Additionally, the banks in Europe keep the mortgage loan risk on their balance sheets, while the American banks transfer it to the government-run agencies Fannie Mae and Freddie Mac. Supported by the banking lobby, the European Union firmly rejected the BCBS proposals, although the latter was willing to reduce the output floor to 75 per cent. EU Commissioner for Financial Services Valdis Dombrovskis even said that the output floor was not needed at all.

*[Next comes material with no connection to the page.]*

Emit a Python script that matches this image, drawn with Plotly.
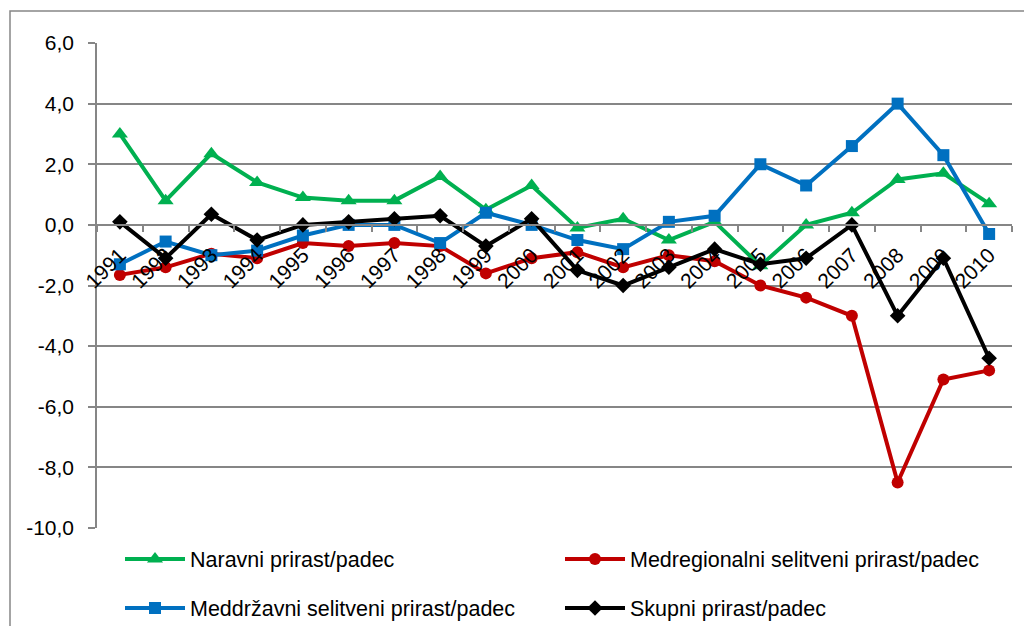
import plotly.graph_objects as go

years = [str(y) for y in range(1991, 2011)]
naravni = [3.0, 0.8, 2.35, 1.4, 0.9, 0.8, 0.8, 1.6, 0.5, 1.3, -0.1, 0.2, -0.5, 0.1, -1.35, 0.0, 0.4, 1.5, 1.7, 0.7]
medregionalni = [-1.65, -1.4, -0.95, -1.1, -0.6, -0.7, -0.6, -0.7, -1.6, -1.1, -0.9, -1.4, -1.0, -1.2, -2.0, -2.4, -3.0, -8.5, -5.1, -4.8]
meddrzavni = [-1.3, -0.55, -1.0, -0.85, -0.35, 0.0, 0.0, -0.6, 0.4, 0.0, -0.5, -0.8, 0.1, 0.3, 2.0, 1.3, 2.6, 4.0, 2.3, -0.3]
skupni = [0.1, -1.1, 0.35, -0.5, 0.0, 0.1, 0.2, 0.3, -0.7, 0.2, -1.5, -2.0, -1.4, -0.8, -1.3, -1.1, 0.0, -3.0, -1.1, -4.4]

ytick_values = [-10, -8, -6, -4, -2, 0, 2, 4, 6]
ytick_labels = ["-10,0", "-8,0", "-6,0", "-4,0", "-2,0", "0,0", "2,0", "4,0", "6,0"]

names = ["Naravni prirast/padec", "Medregionalni selitveni prirast/padec",
         "Meddržavni selitveni prirast/padec", "Skupni prirast/padec"]
colors = ["#00B050", "#C00000", "#0070C0", "#000000"]
symbols = ["triangle-up", "circle", "square", "diamond"]
sizes = [14, 12, 12, 12]
series = [naravni, medregionalni, meddrzavni, skupni]
legends = ["legend", "legend2", "legend3", "legend4"]

# the page places the figure 8px right/down (body margin)
OFF = 8
W, H = 1032 - OFF, 626 - OFF
L, R, T, B = 97 - OFF, 20, 43 - OFF, 626 - 528
PW, PH = W - L - R, H - T - B

def px_x(p):  # page pixel -> paper x
    return (p - OFF - L) / PW

def px_y(p):  # page pixel -> paper y
    return (H - B - (p - OFF)) / PH

FONT = "Liberation Sans, Arial, sans-serif"
GRAY = "#868686"

fig = go.Figure()
for name, vals, c, s, sz, lg in zip(names, series, colors, symbols, sizes, legends):
    fig.add_trace(go.Scatter(
        x=years, y=vals, name=name, mode="lines+markers",
        line=dict(color=c, width=4),
        marker=dict(symbol=s, size=sz, color=c),
        legend=lg, showlegend=True,
    ))

leg_common = dict(orientation="h", font=dict(family=FONT, size=21.5, color="#000000"),
                  bgcolor="rgba(0,0,0,0)", itemwidth=60, xanchor="left", yanchor="middle")

fig.update_layout(
    template="none",
    width=W, height=H,
    margin=dict(l=L, r=R, t=T, b=B, autoexpand=False),
    paper_bgcolor="white", plot_bgcolor="white",
    showlegend=True,
    font=dict(family=FONT, size=21, color="#000000"),
    legend=dict(x=px_x(120), y=px_y(559), **leg_common),
    legend2=dict(x=px_x(560), y=px_y(559), **leg_common),
    legend3=dict(x=px_x(120), y=px_y(608), **leg_common),
    legend4=dict(x=px_x(560), y=px_y(608), **leg_common),
    xaxis=dict(
        type="category", anchor="free", position=10 / 16,
        range=[-0.5, len(years) - 0.5],
        showline=True, linecolor=GRAY, linewidth=1.5,
        ticks="outside", tickson="boundaries", ticklen=6, tickcolor=GRAY, tickwidth=1.5,
        tickangle=-45, showgrid=False, automargin=False,
        ticklabelstandoff=9,
        tickfont=dict(family=FONT, size=21, color="#000000"),
    ),
    yaxis=dict(
        range=[-10, 6], tickvals=ytick_values, ticktext=ytick_labels,
        showline=True, linecolor=GRAY, linewidth=1.5,
        ticks="outside", ticklen=7, tickcolor=GRAY, tickwidth=1.5,
        showgrid=True, gridcolor=GRAY, gridwidth=1.5, zeroline=False,
        ticklabelstandoff=10, automargin=False,
        tickfont=dict(family=FONT, size=21, color="#000000"),
    ),
    shapes=[dict(type="rect", xref="paper", yref="paper",
                 x0=px_x(10), x1=px_x(1100), y0=px_y(700), y1=px_y(11),
                 line=dict(color=GRAY, width=1.5), fillcolor="rgba(0,0,0,0)", layer="below")],
)

fig.write_html("out.html")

At the end of 2016, the European Parliament adopted a strong resolution opposing the new standards. “A solution we could not support is one which would weigh unduly on the financing of the broader economy in Europe,” said Valdis Dombrovskis in September 2016.

A compromise was necessary, however, because the goal was to calibrate the rules in such a way that it would be possible for them to be universally adopted and applied around the world. Otherwise the banks would benefit from regulatory arbitrage and the rules would be meaningless. It cannot be overlooked, however, that the European Union’s resistance against higher risk weights for mortgage loans to small and medium-sized enterprises and against a higher output floor occurred at a time when the European economy was clearly entering a growth cycle. The future may yet prove this resistance to be short-sighted. The disputes – mainly between the European Union and the United States – were also prolonged due to the resignation of Daniel Tarullo, the Fed member responsible for supervision. The negotiations lasted well over a year.

It was ultimately established that the calculation of risk-weighted assets made using internal models cannot jointly constitute less than 72.5 per cent of risk-weighted assets calculated using the standardized approach method. This means that a bank using the IRB approach can achieve benefits of no more than 27.5 per cent of the capital requirement.

A greater variation in the risk weights in the SA method was also approved. In the case of exposures towards small and medium-sized enterprises, the risk weight was lowered – in line with the European Union’s expectations – to 65 per cent from the initially proposed 85 per cent. However, the risk weight for venture capital exposures was increased to 400 per cent.

The compromise also included a significant extension of the transition period before most of the rules become applicable – they are supposed to enter into force at the beginning of 2022. The output floor is supposed to be phased-in gradually from the level of 50 per cent in 2022, to the full value of 72.5 per cent only in 2027, however, during this period the local supervisory body may reduce it to as low as 25 per cent.

Has the BCBS finally concluded the reform known as Basel III? This is probably the case. It will now assess its effects and perhaps suggest some corrections. Contrary to popular opinion, the prudential reform has not been ended at all. And it should not be ended, which does not mean that it should not be adjusted.

Simultaneously with the announcement of the completion of the reform, the BCBS announced a discussion paper on the treatment of sovereign debt. This is a key issue for the security of the banking system, as demonstrated by the debt crisis in the euro area. And it is an issue that has been swept under the rug since then. Moving away from zero risk weights or imposing sovereign debt exposure limits could break the vicious circle of links between governments and banks. Perhaps this is the beginning of Basel IV.